### What is asked
Each record below is to be copied word for word, with pictures removed.

──────── Exercise data ────────

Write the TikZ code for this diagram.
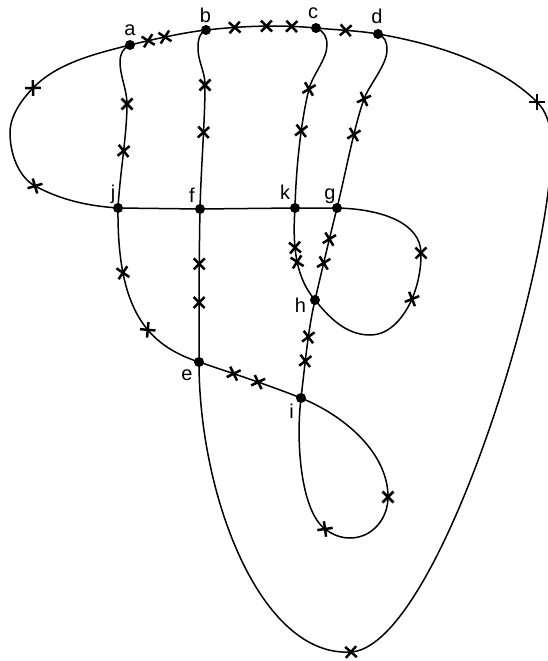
\documentclass[tikz,border=0pt]{standalone}
\usepackage{fontspec}
\setmainfont{Liberation Sans}
\usetikzlibrary{shapes.misc}
\begin{document}
\begin{tikzpicture}[x=1pt,y=-1pt,line width=1.5pt,
  dot/.style={circle,fill,inner sep=0pt,minimum size=10pt},
  xm/.style={draw,cross out,minimum size=8.5pt,inner sep=0pt,line width=2.5pt,sloped},
  lbl/.style={font=\fontsize{20}{20}\selectfont,inner sep=0pt,anchor=base}]
\useasboundingbox (0,0) rectangle (547,661);
% vertices
\node[dot] (a) at (130,45) {};
\node[dot] (b) at (206,30) {};
\node[dot] (c) at (316,28) {};
\node[dot] (d) at (378,34) {};
\node[dot] (j) at (118,208) {};
\node[dot] (f) at (200,209) {};
\node[dot] (k) at (295,208) {};
\node[dot] (g) at (337,208) {};
\node[dot] (h) at (315,300) {};
\node[dot] (e) at (199,362) {};
\node[dot] (i) at (301,398) {};
% labels
\node[lbl] (la) at (130,35.5) {a};
\node[lbl] (lb) at (205.5,23) {b};
\node[lbl] (lc) at (313,18.5) {c};
\node[lbl] (ld) at (377,23.5) {d};
\node[lbl] (lj) at (113,199) {j};
\node[lbl] (lf) at (192,202) {f};
\node[lbl] (lk) at (285,199) {k};
\node[lbl] (lg) at (330,199) {g};
\node[lbl] (lh) at (300.5,312) {h};
\node[lbl] (le) at (187,380) {e};
\node[lbl] (li) at (291.5,418) {i};
% left loop j -> a
\draw (j.center) .. controls +(-28,-2) and +(28,15) .. (35,186) node[xm,pos=1] (x1) {}
  .. controls +(-17,-9.5) and +(0,20) .. (10,133)
  .. controls +(0,-17) and +(-12,12.5) .. (33,88) node[xm,pos=1] (x2) {}
  .. controls +(24,-25) and +(-34,8.5) .. (a.center);
% top a-b-c-d
\draw (a.center) .. controls +(25,-6) and +(-25,3) .. (b.center)
  node[xm,pos=.24] (x3) {} node[xm,pos=.46] (x4) {};
\draw (b.center) .. controls +(37,-4) and +(-37,-3.5) .. (c.center)
  node[xm,pos=.26] (x5) {} node[xm,pos=.55] (x6) {} node[xm,pos=.78] (x7) {};
\draw (c.center) .. controls +(20,1.9) and +(-20,-3.4) .. (d.center)
  node[xm,pos=.48] (x8) {};
% big outer curve d -> e
\draw (d.center) .. controls +(55,9.4) and +(-39,-39) .. (537,102) node[xm,pos=1] (x9) {}
  .. controls +(18,18) and +(2,-25) .. (550,175)
  .. controls +(-15,155) and +(79,-5) .. (351,652) node[xm,pos=1] (x10) {}
  .. controls +(-91,5.5) and +(0,133) .. (e.center);
% verticals
\draw (f.center) .. controls +(-1,50) and +(0,-50) .. (e.center)
  node[xm,pos=.36] (x11) {} node[xm,pos=.61] (x12) {};
\draw (b.center) .. controls +(-7,3) and +(0,-8) .. (198,48)
  .. controls +(0,14) and +(0,-14) .. (205,85) node[xm,pos=1] (x13) {}
  .. controls +(0,35) and +(1,-40) .. (f.center) node[xm,pos=.4] (x14) {};
\draw (a.center) .. controls +(-7,3) and +(0,-8) .. (120,62)
  .. controls +(0,14) and +(0,-14) .. (127,104) node[xm,pos=1] (x15) {}
  .. controls +(0,30) and +(2,-35) .. (j.center) node[xm,pos=.47] (x16) {};
\draw (j.center) .. controls +(-1,102) and +(-52,-17) .. (e.center)
  node[xm,pos=.25] (x17) {} node[xm,pos=.6] (x18) {};
\draw (e.center) .. controls +(34,11.5) and +(-34,-13.5) .. (i.center)
  node[xm,pos=.34] (x19) {} node[xm,pos=.58] (x20) {};
% loop at i
\draw (i.center) .. controls +(42,17) and +(0,-45) .. (388,497) node[xm,pos=1] (x21) {}
  .. controls +(0,22) and +(22,0) .. (350,538)
  .. controls +(-9,0) and +(8,6) .. (325,529) node[xm,pos=1] (x22) {}
  .. controls +(-24,-18) and +(-5.4,45) .. (i.center);
\draw (i.center) .. controls +(4,-33) and +(-7,30) .. (h.center)
  node[xm,pos=.37] (x23) {} node[xm,pos=.61] (x24) {};
\draw (h.center) .. controls +(7,-30) and +(-8,32) .. (g.center)
  node[xm,pos=.41] (x25) {} node[xm,pos=.67] (x26) {};
\draw (d.center) .. controls +(7,3) and +(0,-8) .. (387,50)
  .. controls +(0,15) and +(5,-14) .. (364,99) node[xm,pos=1] (x27) {}
  .. controls +(-10,28) and +(8,-32) .. (g.center) node[xm,pos=.35] (x28) {};
\draw (c.center) .. controls +(8,3) and +(0,-8) .. (327,45)
  .. controls +(0,14) and +(3.5,-14) .. (309,89) node[xm,pos=1] (x29) {}
  .. controls +(-8,32) and +(1,-40) .. (k.center) node[xm,pos=.38] (x30) {};
\draw (k.center) .. controls +(-3,42) and +(-18,-21) .. (h.center)
  node[xm,pos=.35] (x31) {} node[xm,pos=.5] (x32) {};
% loop at g
\draw (g.center) .. controls +(45,1) and +(-0.5,-30) .. (421,253) node[xm,pos=1] (x33) {}
  .. controls +(0.3,15) and +(6,-14) .. (412,299) node[xm,pos=1] (x34) {}
  .. controls +(-8,18) and +(20,0) .. (370,335)
  .. controls +(-25,0) and +(13,16) .. (h.center);
% horizontal
\draw (j.center) -- (f.center) -- (k.center) -- (g.center);
\end{tikzpicture}
\end{document}
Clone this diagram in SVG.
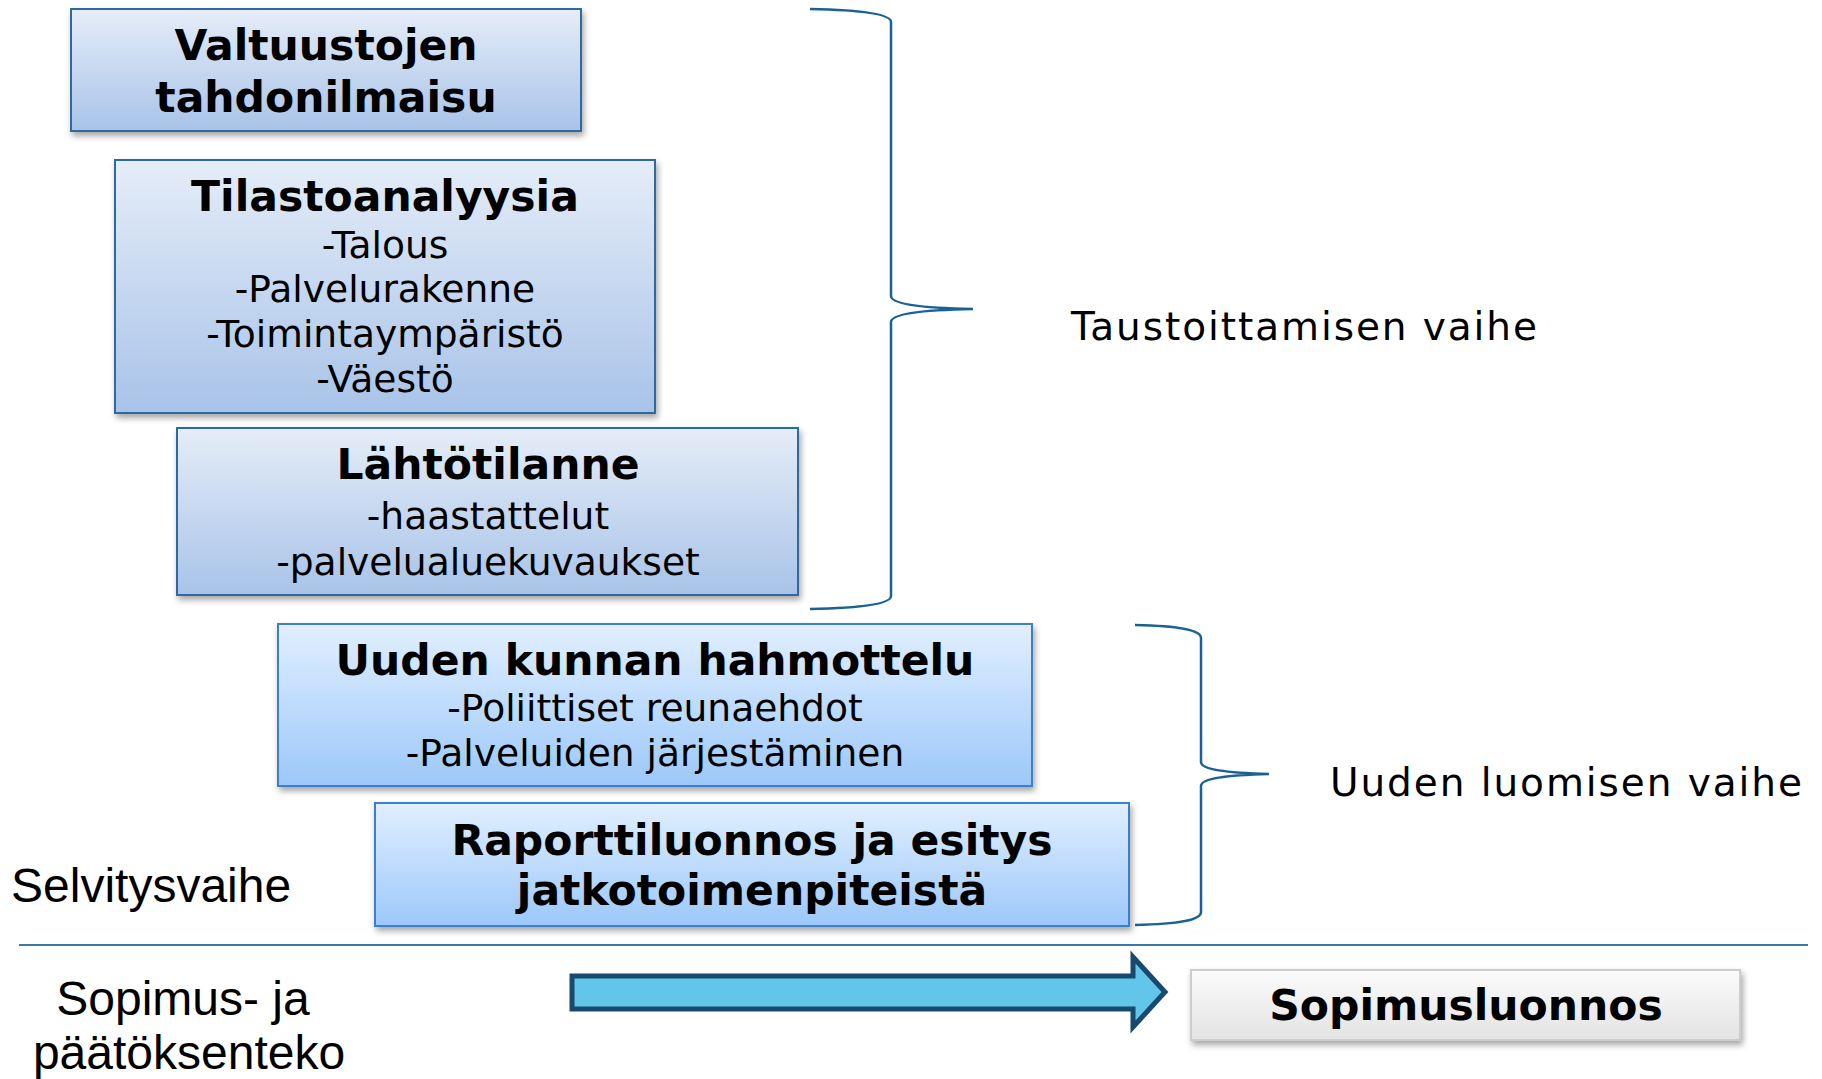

────────

### Output of the task
Write the TikZ code for this diagram.
\documentclass[tikz,border=0pt]{standalone}
\usepackage{fontspec}
\setmainfont{Liberation Sans}
\usetikzlibrary{shapes.misc}
\begin{document}
\begin{tikzpicture}[x=1pt,y=-1pt,line width=1.5pt,
  dot/.style={circle,fill,inner sep=0pt,minimum size=10pt},
  xm/.style={draw,cross out,minimum size=8.5pt,inner sep=0pt,line width=2.5pt,sloped},
  lbl/.style={font=\fontsize{20}{20}\selectfont,inner sep=0pt,anchor=base}]
\useasboundingbox (0,0) rectangle (547,661);
% vertices
\node[dot] (a) at (130,45) {};
\node[dot] (b) at (206,30) {};
\node[dot] (c) at (316,28) {};
\node[dot] (d) at (378,34) {};
\node[dot] (j) at (118,208) {};
\node[dot] (f) at (200,209) {};
\node[dot] (k) at (295,208) {};
\node[dot] (g) at (337,208) {};
\node[dot] (h) at (315,300) {};
\node[dot] (e) at (199,362) {};
\node[dot] (i) at (301,398) {};
% labels
\node[lbl] (la) at (130,35.5) {a};
\node[lbl] (lb) at (205.5,23) {b};
\node[lbl] (lc) at (313,18.5) {c};
\node[lbl] (ld) at (377,23.5) {d};
\node[lbl] (lj) at (113,199) {j};
\node[lbl] (lf) at (192,202) {f};
\node[lbl] (lk) at (285,199) {k};
\node[lbl] (lg) at (330,199) {g};
\node[lbl] (lh) at (300.5,312) {h};
\node[lbl] (le) at (187,380) {e};
\node[lbl] (li) at (291.5,418) {i};
% left loop j -> a
\draw (j.center) .. controls +(-28,-2) and +(28,15) .. (35,186) node[xm,pos=1] (x1) {}
  .. controls +(-17,-9.5) and +(0,20) .. (10,133)
  .. controls +(0,-17) and +(-12,12.5) .. (33,88) node[xm,pos=1] (x2) {}
  .. controls +(24,-25) and +(-34,8.5) .. (a.center);
% top a-b-c-d
\draw (a.center) .. controls +(25,-6) and +(-25,3) .. (b.center)
  node[xm,pos=.24] (x3) {} node[xm,pos=.46] (x4) {};
\draw (b.center) .. controls +(37,-4) and +(-37,-3.5) .. (c.center)
  node[xm,pos=.26] (x5) {} node[xm,pos=.55] (x6) {} node[xm,pos=.78] (x7) {};
\draw (c.center) .. controls +(20,1.9) and +(-20,-3.4) .. (d.center)
  node[xm,pos=.48] (x8) {};
% big outer curve d -> e
\draw (d.center) .. controls +(55,9.4) and +(-39,-39) .. (537,102) node[xm,pos=1] (x9) {}
  .. controls +(18,18) and +(2,-25) .. (550,175)
  .. controls +(-15,155) and +(79,-5) .. (351,652) node[xm,pos=1] (x10) {}
  .. controls +(-91,5.5) and +(0,133) .. (e.center);
% verticals
\draw (f.center) .. controls +(-1,50) and +(0,-50) .. (e.center)
  node[xm,pos=.36] (x11) {} node[xm,pos=.61] (x12) {};
\draw (b.center) .. controls +(-7,3) and +(0,-8) .. (198,48)
  .. controls +(0,14) and +(0,-14) .. (205,85) node[xm,pos=1] (x13) {}
  .. controls +(0,35) and +(1,-40) .. (f.center) node[xm,pos=.4] (x14) {};
\draw (a.center) .. controls +(-7,3) and +(0,-8) .. (120,62)
  .. controls +(0,14) and +(0,-14) .. (127,104) node[xm,pos=1] (x15) {}
  .. controls +(0,30) and +(2,-35) .. (j.center) node[xm,pos=.47] (x16) {};
\draw (j.center) .. controls +(-1,102) and +(-52,-17) .. (e.center)
  node[xm,pos=.25] (x17) {} node[xm,pos=.6] (x18) {};
\draw (e.center) .. controls +(34,11.5) and +(-34,-13.5) .. (i.center)
  node[xm,pos=.34] (x19) {} node[xm,pos=.58] (x20) {};
% loop at i
\draw (i.center) .. controls +(42,17) and +(0,-45) .. (388,497) node[xm,pos=1] (x21) {}
  .. controls +(0,22) and +(22,0) .. (350,538)
  .. controls +(-9,0) and +(8,6) .. (325,529) node[xm,pos=1] (x22) {}
  .. controls +(-24,-18) and +(-5.4,45) .. (i.center);
\draw (i.center) .. controls +(4,-33) and +(-7,30) .. (h.center)
  node[xm,pos=.37] (x23) {} node[xm,pos=.61] (x24) {};
\draw (h.center) .. controls +(7,-30) and +(-8,32) .. (g.center)
  node[xm,pos=.41] (x25) {} node[xm,pos=.67] (x26) {};
\draw (d.center) .. controls +(7,3) and +(0,-8) .. (387,50)
  .. controls +(0,15) and +(5,-14) .. (364,99) node[xm,pos=1] (x27) {}
  .. controls +(-10,28) and +(8,-32) .. (g.center) node[xm,pos=.35] (x28) {};
\draw (c.center) .. controls +(8,3) and +(0,-8) .. (327,45)
  .. controls +(0,14) and +(3.5,-14) .. (309,89) node[xm,pos=1] (x29) {}
  .. controls +(-8,32) and +(1,-40) .. (k.center) node[xm,pos=.38] (x30) {};
\draw (k.center) .. controls +(-3,42) and +(-18,-21) .. (h.center)
  node[xm,pos=.35] (x31) {} node[xm,pos=.5] (x32) {};
% loop at g
\draw (g.center) .. controls +(45,1) and +(-0.5,-30) .. (421,253) node[xm,pos=1] (x33) {}
  .. controls +(0.3,15) and +(6,-14) .. (412,299) node[xm,pos=1] (x34) {}
  .. controls +(-8,18) and +(20,0) .. (370,335)
  .. controls +(-25,0) and +(13,16) .. (h.center);
% horizontal
\draw (j.center) -- (f.center) -- (k.center) -- (g.center);
\end{tikzpicture}
\end{document}
Clone this diagram in SVG.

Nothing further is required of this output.